REPUBLIKA.CO.ID,JAKARTA -- Miqdad bin Amr merupakan salah satu sahabat nabi yang rela menanggung penderitaan atas siksaan yang datang dari kaum Quraisy. Kendati demikian, keyakinannya pada agama yang dibawa Rasulullah SAW tidak pernah goyah.
Hingga suatu hari, Rasulullah menugaskan Miqdad untuk memimpin suatu daerah dan melantiknya sebagai seorang amir (pemimpin). Ia pun mengemban amanat tersebut dengan sangat baik.
Hingga sampai suatu ketika saat Miqdad kembali dari tugasnya, Rasulullah bertanya, "Bagaimanakah pendapatmu tentang menjadi amir?"
Dengan jujur, Miqdad pun menjawab bahwa dia ingin mundur dari jabatannya sebagai amir atau gubernur. Karena, menurut dia, dengan menjadi pemimpin kedudukannya berada di atas dari orang lain. Berbeda dengan kebanyakan orang yang ingin menempati posisi tertinggi, Miqdad justru tidak menginginkan hal itu.
Menukil dari buku Kisah Seru 60 Sahabat Rasul karya Ummu Akbar, Miqdad berkata:
“Engkau telah menjadikanku menganggap diriku berada di atas semua manusia. Demi yang telah mengutus engkau dengan membawa kebenaran, sejak saat ini aku tidak berkeinginan lagi menjadi pemimpin sekalipun untuk dua orang untuk selama-lamanya.”
Sejak menempati posisi sebagai amir, Miqdad memang selalu dikelilingi oleh kemewahan dan sanjungan dari banyak orang. Namun, hal itu dianggapnya sebagai suatu kelemahan yang dapat menjauhkannya dari agama.

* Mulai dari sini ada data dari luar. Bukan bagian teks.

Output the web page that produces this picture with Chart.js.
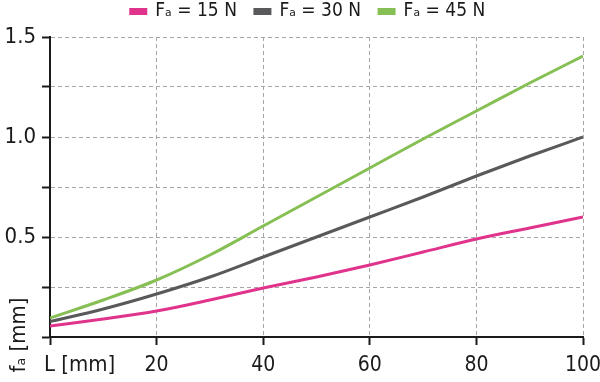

Akhirnya, Miqdad pun memantapkan diri untuk menghindarinya dengan cara mundur dari jabatannya sebagai Amir, meskipun sebelumnya Miqdad telah menjalankan tugasnya sebagai pemimpin dengan baik. Maka dari itu, saat Rasulullah menawarkan kembali jabatan tersebut, Miqdad menolaknya.
Meskipun mundur dari jabtannya, kecintaan Miqdad terhadap Islam tak diragukan lagi. Dia memiliki tanggung jawab penuh terhadap bahaya yang selalu mengancam, baik dari tipu daya musuh maupun kekeliruan kawan sendiri.
Miqdad bin Amr termasuk golongan yang pertama kali masuk Islam. Ia adalah orang ketujuh yang menyatakan keislamannya secara terang-terangan dan rela menanggung penderitaan dan siksaan, serta kekejaman kaum Quraisy. Keberanian dan perjuangannya di medan Perang Badar akan selalu diingat oleh kaum Muslimin sampai saat ini.
Bahkan, Abdullah bin Mas’ud, seorang sahabat Rasulullah pernah berkata, “Saya telah menyaksikan perjuangan Miqdad, sehingga saya lebih suka menjadi sahabatnya daripada segala isi bumi ini.”
Miqdad juga pernah tampil berbicara mengobarkan semangat di tengah ketakutan dan kegalauan kaum Muslimin dalam peperangan Badar karena kekuatan musuh yang begitu dahsyat.
Miqdad berkata, "Wahai Rasulullah, teruslah laksanakan apa yang dititahkan Allah, dan kami akan bersama engkau. Demi Allah, kami tidak akan berkata seperti apa yang dikatakan Bani Israil kepada Nabi Musa, 'Pergilah kamu bersama Tuhanmu dan berperanglah', sedang kami akan mengatakan kepada engkau, 'Pergilah Engkau bersama Tuhanmu dan berperanglah, dan kami ikut berjuang di sampingmu'. Demi yang telah mengutus engkau membawa kebenaran! Seandainya engkau membawa kami melalui lautan lumpur, kami akan berjuang bersamamu dengan tabah hingga mencapai tujuan.”